Tout mon déplaisir, c’est que vous ne voyez point danser les bourrées de ce pays ; c’est la plus surprenante chose du monde : des paysans, des paysannes, une oreille plus juste que vous, une légèreté, une disposition[1], enfin j’en suis folle. Je donne tous les soirs un violon avec un tambour de basque qui me coûte quatre sous[2] ; et dans ces prés et ces jolis bocages, c’est une joie d’y voir danser les restes des bergers et des bergères de Lignon[3]. Il m’est impossible, toute sage que vous êtes, de ne vous pas souhaiter à ces sortes de folies.

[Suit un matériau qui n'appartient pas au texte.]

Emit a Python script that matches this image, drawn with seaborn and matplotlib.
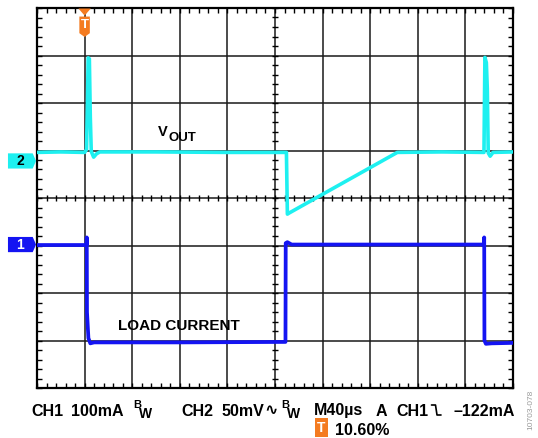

Nous avons la Sibylle Cumée[4] toute parée, toute habillée en jeune personne ; elle croit guérir, elle me fait pitié. Je crois que ce seroit une chose possible, si c’étoit ici la fontaine de Jouvence. Ce que vous dites sur la liberté que prend la mort d’interrompre la fortune est incomparable : c’est ce qui devroit consoler de n’être pas au nombre de ses favoris ; nous en trouverons la mort moins amère.

  1. Disposition, qualité de qui est dispos, agile.
  2. Perrin a remplacé : « qui me coûte quatre sous, » par : « à très-petits frais. »
  3. Petite rivière, mais fameuse par le roman de l’Astrée. (Note de Perrin.) — Voyez plus haut, p. 453, note 2.
  4. Mme de Péquigny. (Note du même.) — Voyez la lettre précédente, p. 476.